* **Requirement**
Make an exact copy of the records, dropping all pictures.

## start Supplied data

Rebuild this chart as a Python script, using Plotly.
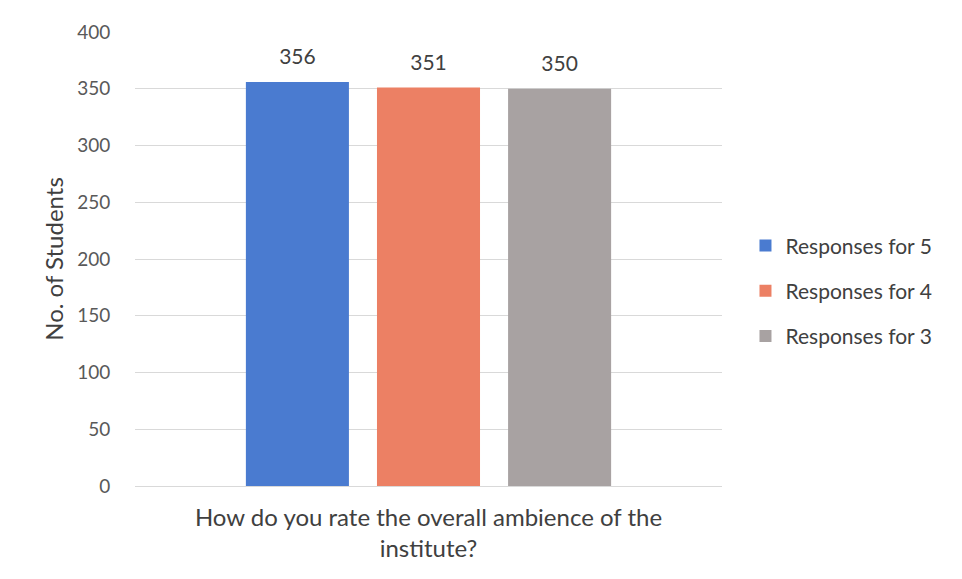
import plotly.graph_objects as go

categories = ["How do you rate the overall ambience of the<br>institute?"]
series_names = ["Responses for 5", "Responses for 4", "Responses for 3"]
series_values = [[356], [351], [350]]
colors = ["#4A7BD0", "#EC8064", "#A8A2A2"]
y_ticks = [0, 50, 100, 150, 200, 250, 300, 350, 400]

fig = go.Figure()
for name, vals, col in zip(series_names, series_values, colors):
    fig.add_trace(go.Bar(
        name=name, x=categories, y=vals, marker_color=col,
        marker_line_width=0, legendgroup=name,
        text=vals,
        texttemplate="<span style='font-size:21px'>%{y}</span><br> ",
        textposition="outside",
        textfont=dict(size=10, color="#404040", family="Lato"),
        cliponaxis=False,
    ))

fig.update_layout(
    width=962, height=579,
    margin=dict(l=127, r=248, t=24, b=101, autoexpand=False),
    paper_bgcolor="white", plot_bgcolor="white",
    barmode="group", bargap=0.33, bargroupgap=0.214,
    font=dict(family="Lato", color="#595959"),
    uniformtext=dict(mode=False),
    legend=dict(x=1.04, xanchor="left", y=0.43, yanchor="middle",
                font=dict(size=21, color="#404040"), tracegroupgap=15,
                itemsizing="constant", itemwidth=30),
    xaxis=dict(tickfont=dict(size=24, color="#404040"), showline=True,
               linecolor="#D9D9D9", ticks="", ticklabelstandoff=10),
    yaxis=dict(range=[0, 400], tickvals=y_ticks, showgrid=True,
               gridcolor="#D9D9D9", zeroline=False,
               tickfont=dict(size=19, color="#595959"),
               title=dict(text="No. of Students", font=dict(size=24, color="#404040"), standoff=6),
               ticks="outside", ticklen=20, tickcolor="white"),
)

fig.write_html("out.html")
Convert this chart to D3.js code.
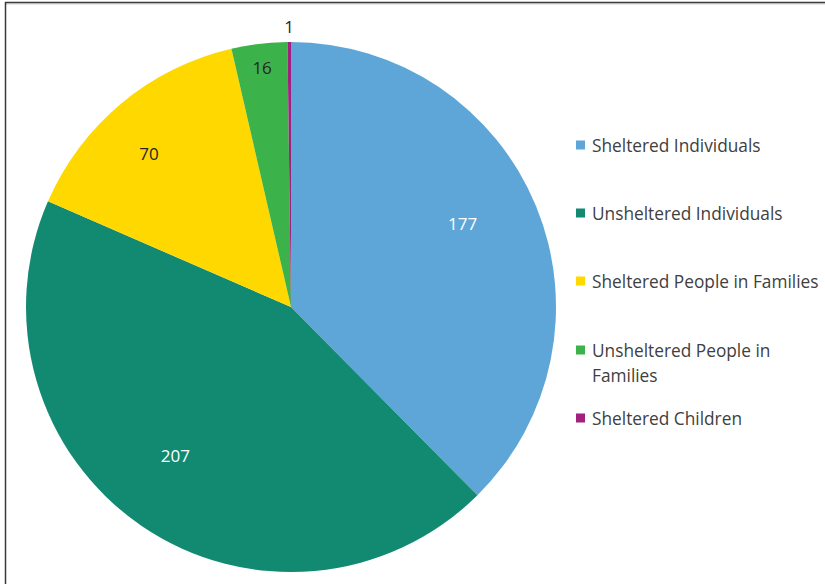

## end Supplied data

* **Final result**
Rebuild this chart as a Python script, using Plotly.
import plotly.graph_objects as go

categories = ["How do you rate the overall ambience of the<br>institute?"]
series_names = ["Responses for 5", "Responses for 4", "Responses for 3"]
series_values = [[356], [351], [350]]
colors = ["#4A7BD0", "#EC8064", "#A8A2A2"]
y_ticks = [0, 50, 100, 150, 200, 250, 300, 350, 400]

fig = go.Figure()
for name, vals, col in zip(series_names, series_values, colors):
    fig.add_trace(go.Bar(
        name=name, x=categories, y=vals, marker_color=col,
        marker_line_width=0, legendgroup=name,
        text=vals,
        texttemplate="<span style='font-size:21px'>%{y}</span><br> ",
        textposition="outside",
        textfont=dict(size=10, color="#404040", family="Lato"),
        cliponaxis=False,
    ))

fig.update_layout(
    width=962, height=579,
    margin=dict(l=127, r=248, t=24, b=101, autoexpand=False),
    paper_bgcolor="white", plot_bgcolor="white",
    barmode="group", bargap=0.33, bargroupgap=0.214,
    font=dict(family="Lato", color="#595959"),
    uniformtext=dict(mode=False),
    legend=dict(x=1.04, xanchor="left", y=0.43, yanchor="middle",
                font=dict(size=21, color="#404040"), tracegroupgap=15,
                itemsizing="constant", itemwidth=30),
    xaxis=dict(tickfont=dict(size=24, color="#404040"), showline=True,
               linecolor="#D9D9D9", ticks="", ticklabelstandoff=10),
    yaxis=dict(range=[0, 400], tickvals=y_ticks, showgrid=True,
               gridcolor="#D9D9D9", zeroline=False,
               tickfont=dict(size=19, color="#595959"),
               title=dict(text="No. of Students", font=dict(size=24, color="#404040"), standoff=6),
               ticks="outside", ticklen=20, tickcolor="white"),
)

fig.write_html("out.html")
Convert this chart to D3.js code.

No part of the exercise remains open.